On Friday 21 October, the French parliament approved proposals which will allow companies to reclaim VAT on petrol consumption in the same way that they already do for diesel.
Businesses can already claim back 80% of the VAT on their diesel consumption. The new scheme will see the share of VAT on petrol that can be reimbursed ramped up to the same level over a five-year period. Starting at 10% in 2017, this increases to 20% in 2018, 40% in 2019 and 60% in 2020 before ‘petrol parity’ with diesel is achieved in 2021. Given the ability to reclaim 80% of the VAT, in conjunction with greater efficiency and lower duty on diesel fuel, businesses naturally favour diesels over petrol cars and their penetration rate is higher than among private consumers. Overall, diesels accounted for 57% of new car registrations in France in 2015. However, this newly approved legislation, along with measures to increase fuel duty for diesel at a faster rate than petrol - and of course the detrimental impact of the Dieselgate emissions scandal - will invariably see the diesel share of the market fall.
The declining share of diesel is, however, not just occurring in France. In fact, based on data for 17 markets in the first nine months of 2016, LMC Automotive expects that the diesel share in Europe will drop below 50% in 2016. As the Financial Times commented on Monday 24 October, this is ‘its lowest level since 2009 and the fastest rate of decline in almost a decade’.
The internal combustion engine faces extinction in the long term, with Daimler CEO Dieter Zetsche stating that ‘the future of propulsion is emission-free’ for example. He does, however, expect petrol and diesel engines to still account for 80-85% of the market mix in 2025.
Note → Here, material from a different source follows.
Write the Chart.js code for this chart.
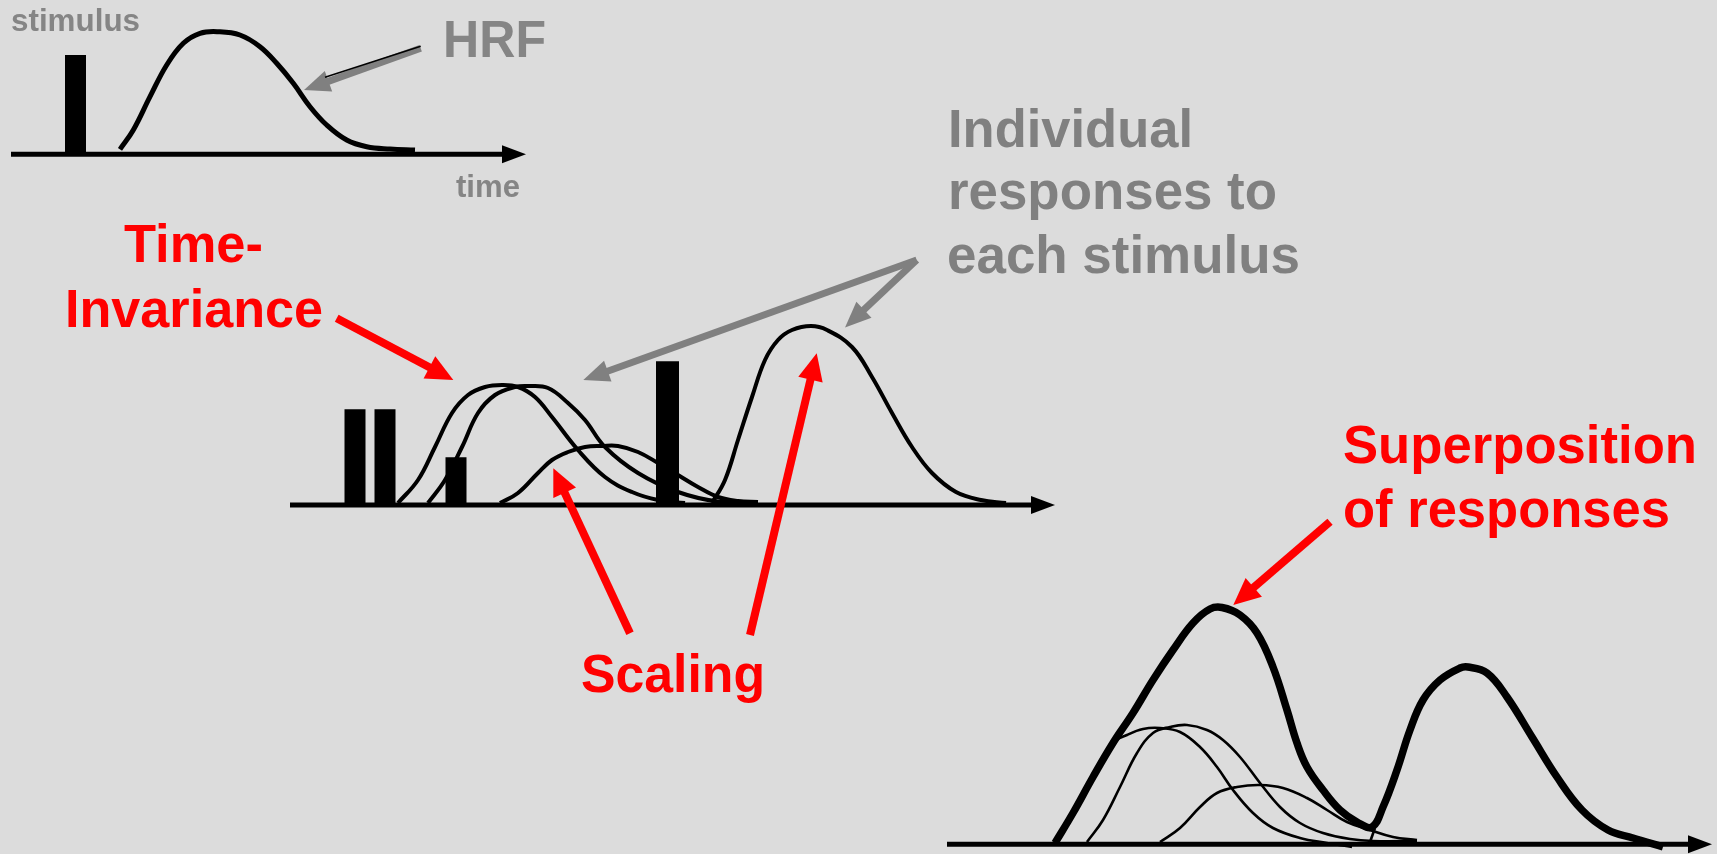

Nevertheless, the transition to e-mobility will impact diesel first. It is more expensive and requires significantly more development than petrol engines to meet increasingly stringent regulations, which will ‘increase the price disadvantage’ according to Stefan Braztel, an automotive expert at the University of Economics in Bergisch Gladbach. Furthermore, diesel is largely a European phenomenon and so the case for investment in development is further weakened. As a case in point, Toyota head of sales, Karl Schlicht, said at the Paris Motor Show that he would prefer that another hybrid powertrain is developed instead of a new diesel engine. Finally, emissions regulations are expected to render diesel cars less attractive in the future, hurting their residual values.